Dow Soars as Fed Hints at Help for Economy - InvestingChannel

Dow Soars as Fed Hints at Help for Economy



Equities surged on Tuesday, climbing back from a big rout in the past month, after Federal Reserve Chairman Jerome Powell signaled the central bank was open to easing monetary policy to save the economy and as trade tensions eased amid comments by China and Mexico.

The Dow Jones Industrial Average popped 480.96 points, or 1.9%, to adjourn Tuesday at 25,300.74

The S&P 500 gained 58.82 points, or 2.1%, to 2,803.27

The NASDAQ Composite spiked 194.10 points, or 2.7%, to 7,527.12.

The major indexes had their second-best day of 2019.
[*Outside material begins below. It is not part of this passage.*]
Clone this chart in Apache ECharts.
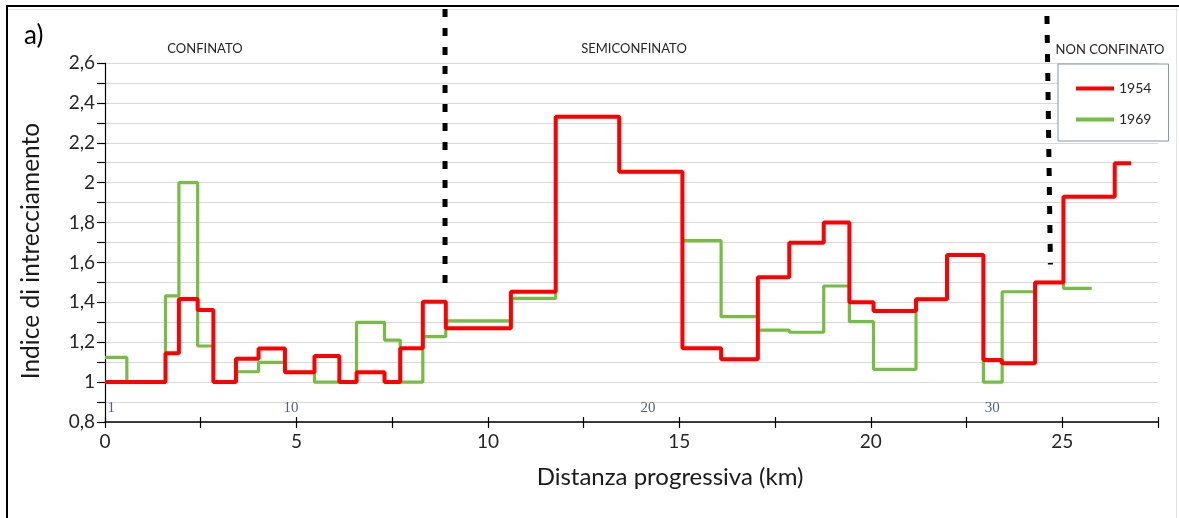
<!DOCTYPE html>
<html>
<head>
<meta charset="utf-8">
<script src="https://cdn.jsdelivr.net/npm/echarts@6/dist/echarts.min.js"></script>
<style>
  html, body { margin: 0; padding: 0; background: #ffffff; }
  #chart { width: 1179px; height: 518px; }
</style>
</head>
<body>
<div id="chart"></div>
<script>
// ---- data ----
const seriesNames = ['1954', '1969'];
// 1954: segment edges (km) and values for each segment
const redEdges = [0, 1.58, 1.93, 2.42, 2.83, 3.42, 4.01, 4.70, 5.47, 6.12, 6.57, 7.30, 7.71, 8.30, 8.90, 10.60, 11.77, 13.43, 15.08, 16.09, 17.05, 17.87, 18.77, 19.44, 20.07, 21.18, 21.99, 22.94, 23.42, 24.29, 25.03, 26.37, 26.80];
const redValues = [1.00, 1.145, 1.417, 1.362, 1.00, 1.117, 1.168, 1.049, 1.131, 1.00, 1.049, 1.00, 1.17, 1.403, 1.27, 1.453, 2.331, 2.055, 1.17, 1.114, 1.526, 1.699, 1.80, 1.40, 1.357, 1.415, 1.637, 1.111, 1.094, 1.50, 1.93, 2.097];
// 1969
const greenEdges = [0, 0.57, 1.58, 1.93, 2.42, 2.83, 3.42, 4.01, 4.70, 5.47, 6.57, 7.30, 7.71, 8.30, 8.90, 10.60, 11.77, 13.43, 15.08, 16.09, 17.05, 17.87, 18.77, 19.44, 20.07, 21.18, 21.99, 22.94, 23.43, 24.29, 25.03, 25.77];
const greenValues = [1.124, 1.00, 1.432, 2.00, 1.181, 1.00, 1.052, 1.099, 1.049, 1.00, 1.30, 1.211, 1.00, 1.228, 1.307, 1.42, 2.331, 2.055, 1.709, 1.328, 1.261, 1.25, 1.482, 1.303, 1.064, 1.415, 1.637, 1.00, 1.453, 1.50, 1.47];
// section numbers shown along the bottom of the plot
const sectionLabels = ['1', '10', '20', '30'];
const sectionKm = [0.16, 4.86, 14.18, 23.17];
const sectionY = [0.869, 0.869, 0.869, 0.869];
// boundaries between reaches (dashed lines): [km, value] from top to bottom
const boundary1 = [[8.88, 2.871], [8.88, 1.465]];
const boundary2 = [[24.60, 2.836], [24.69, 1.59]];
const regionLabels = ['CONFINATO', 'SEMICONFINATO', 'NON CONFINATO'];
// axis settings
const xMin = 0, xMax = 27.5, xStep = 2.5, xLabelEvery = 5;
const yMin = 0.8, yMax = 2.6, yStep = 0.2;

function buildSteps(edges, values) {
  const d = [];
  for (let i = 0; i < values.length; i++) d.push([edges[i], values[i]]);
  d.push([edges[edges.length - 1], values[values.length - 1]]);
  return d;
}
function fmtY(v) {
  const r = Math.round(v * 10) / 10;
  return String(r).replace('.', ',');
}

const FONT = 'Lato';
const chart = echarts.init(document.getElementById('chart'), null, { renderer: 'canvas' });

const gridBox = { left: 105, top: 63, right: 21, bottom: 96 };

const option = {
  backgroundColor: '#ffffff',
  animation: false,
  textStyle: { fontFamily: FONT },
  grid: [
    Object.assign({ containLabel: false }, gridBox),
    Object.assign({ containLabel: false }, gridBox)
  ],
  legend: {
    data: seriesNames,
    orient: 'vertical',
    left: 1058, top: 64,
    padding: [16, 17, 13, 18],
    icon: 'rect',
    itemWidth: 38, itemHeight: 4, itemGap: 14,
    backgroundColor: '#ffffff',
    borderColor: '#8497b0', borderWidth: 1, borderRadius: 0,
    textStyle: { fontFamily: FONT, fontSize: 14, lineHeight: 17, color: '#262626' },
    selectedMode: false
  },
  xAxis: [
    {
      type: 'value', gridIndex: 0, min: xMin, max: xMax, interval: xStep,
      axisLine: { show: true, onZero: false, lineStyle: { color: '#000000', width: 1.5 } },
      axisTick: { show: true, length: 6, lineStyle: { color: '#000000', width: 1.2 } },
      axisLabel: {
        show: true, fontFamily: FONT, fontSize: 19, color: '#262626', margin: 10,
        formatter: v => (Math.abs(v / xLabelEvery - Math.round(v / xLabelEvery)) < 1e-6 ? String(Math.round(v)) : '')
      },
      splitLine: { show: false }
    },
    {
      type: 'value', gridIndex: 1, min: xMin, max: xMax, interval: xStep,
      axisLine: { show: false, onZero: false },
      axisTick: { show: true, inside: true, length: 5, lineStyle: { color: '#000000', width: 1.2 } },
      axisLabel: { show: false },
      splitLine: { show: false }
    }
  ],
  yAxis: [
    {
      type: 'value', gridIndex: 0, min: yMin, max: yMax, interval: yStep,
      axisLine: { show: true, onZero: false, lineStyle: { color: '#000000', width: 1.2 } },
      axisTick: { show: true, length: 8, lineStyle: { color: '#000000', width: 1.2 } },
      minorTick: { show: true, splitNumber: 2, length: 8, lineStyle: { color: '#000000', width: 1.2 } },
      axisLabel: { show: true, fontFamily: FONT, fontSize: 19, color: '#262626', margin: 10, formatter: fmtY },
      splitLine: { show: true, lineStyle: { color: '#d9d9d9', width: 1.2 } },
      minorSplitLine: { show: true, lineStyle: { color: '#d9d9d9', width: 1.2 } }
    },
    {
      type: 'value', gridIndex: 1, min: yMin, max: yMax, interval: yStep,
      axisLine: { show: false }, axisTick: { show: false }, axisLabel: { show: false },
      splitLine: { show: false }
    }
  ],
  series: [
    {
      name: 'sections', type: 'scatter', xAxisIndex: 0, yAxisIndex: 0,
      symbolSize: 0, silent: true, z: 1,
      data: sectionLabels.map((t, i) => ({ name: t, value: [sectionKm[i], sectionY[i]] })),
      label: {
        show: true, position: 'inside', formatter: p => p.name,
        fontFamily: 'Liberation Serif', fontSize: 15, color: '#2c3a5a'
      }
    },
    {
      name: 'b1', type: 'line', xAxisIndex: 0, yAxisIndex: 0, clip: false, silent: true,
      symbol: 'none', data: boundary1, z: 3,
      lineStyle: { color: '#000000', width: 5, type: [8, 11], cap: 'butt' }
    },
    {
      name: 'b2', type: 'line', xAxisIndex: 0, yAxisIndex: 0, clip: false, silent: true,
      symbol: 'none', data: boundary2, z: 3,
      lineStyle: { color: '#000000', width: 5, type: [8, 11], cap: 'butt' }
    },
    {
      name: seriesNames[1], type: 'line', step: 'end', xAxisIndex: 0, yAxisIndex: 0,
      symbol: 'none', data: buildSteps(greenEdges, greenValues), z: 4,
      color: '#76bd44',
      lineStyle: { color: '#76bd44', width: 3.2 }
    },
    {
      name: seriesNames[0], type: 'line', step: 'end', xAxisIndex: 0, yAxisIndex: 0,
      symbol: 'none', data: buildSteps(redEdges, redValues), z: 5,
      color: '#ff0000',
      lineStyle: { color: '#ff0000', width: 4 }
    }
  ],
  graphic: [
    // outer frame
    { type: 'rect', shape: { x: 6, y: 5, width: 2, height: 520 }, style: { fill: '#000000' }, silent: true },
    { type: 'rect', shape: { x: 6, y: 5, width: 1180, height: 2 }, style: { fill: '#000000' }, silent: true },
    { type: 'rect', shape: { x: 8, y: 9, width: 1170, height: 1 }, style: { fill: '#e3e3e3' }, silent: true },
    { type: 'rect', shape: { x: 1176, y: 9, width: 1, height: 520 }, style: { fill: '#e3e3e3' }, silent: true },
    // panel tag
    { type: 'text', left: 24, top: 23, style: { text: 'a)', font: '26px ' + FONT, fill: '#000000' }, silent: true },
    // region labels
    { type: 'text', x: 205, y: 49, style: { text: regionLabels[0], font: '13px ' + FONT, fill: '#262626', align: 'center', verticalAlign: 'middle' }, silent: true },
    { type: 'text', x: 634, y: 49, style: { text: regionLabels[1], font: '13px ' + FONT, fill: '#262626', align: 'center', verticalAlign: 'middle' }, silent: true },
    { type: 'text', x: 1110, y: 50, style: { text: regionLabels[2], font: '13px ' + FONT, fill: '#262626', align: 'center', verticalAlign: 'middle' }, silent: true },
    // axis titles
    { type: 'text', x: 670, y: 477, style: { text: 'Distanza progressiva (km)', font: '24px ' + FONT, fill: '#1a1a1a', align: 'center', verticalAlign: 'middle' }, silent: true },
    { type: 'text', x: 31, y: 251, rotation: Math.PI / 2, style: { text: 'Indice di intrecciamento', font: '24.5px ' + FONT, fill: '#1a1a1a', align: 'center', verticalAlign: 'middle' }, silent: true }
  ]
};
chart.setOption(option);
</script>
</body>
</html>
Stocks have been battered over the past month. The S&P 500 is down more than 5% in that time period while the Dow has lost 4.6%. The NASDAQ, meanwhile, is down more than 8% in the past month.

Powell said the central bank will “act as appropriate to sustain the expansion.” He noted, however, the Fed does not know “how or when” global trade issues will be resolved. “We are closely monitoring the implications of these developments for the U.S. economic outlook.”

The Chinese Commerce Ministry said in a post that the “differences and frictions between the two sides” should be dealt with through talks, according to a Google translation. But the post also said talks “need to be based on mutual respect, equality and mutual benefit.”

Wall Street took the comments as a sign maybe the country was easing up on its tough rhetoric of the last month. The U.S. and China hiked tariffs on billions of dollars worth of each other’s goods in May, sparking worries of a prolonged trade war.

The Trump administration also threatened to slap tariffs on all imports coming from Mexico, adding to those concerns. Those worries were assuaged after Mexican Foreign Minister Marcelo Ebrard said Tuesday he expects both countries to find common ground on immigration and trade.

Republican lawmakers are also discussing whether they may have to vote to stop the new tariffs on Mexican goods threatened by Trump, according to The Washington Post, citing people familiar with the matter. The report said GOP lawmakers are worried about the ramifications for businesses and consumers of the tariffs.

Shares of GM flew 6% and Ford rose 3.2%. Both are companies who could take a hit under the new tariffs.

Bank shares rose broadly as yields climbed. Citigroup, Morgan Stanley and Bank of America all closed more than 4% higher. Goldman Sachs picked up 3.7%, and J.P. Morgan Chase rose 3.1%.

Prices for the benchmark 10-year U.S. Treasury slid, raising yields to 2.14% from Monday’s 2.08%. Treasury prices and yields move in opposite directions.

Oil prices improved 28 cents to $53.53 U.S. a barrel.

Gold prices gained $2.80 at $1,330.70 U.S. an ounce.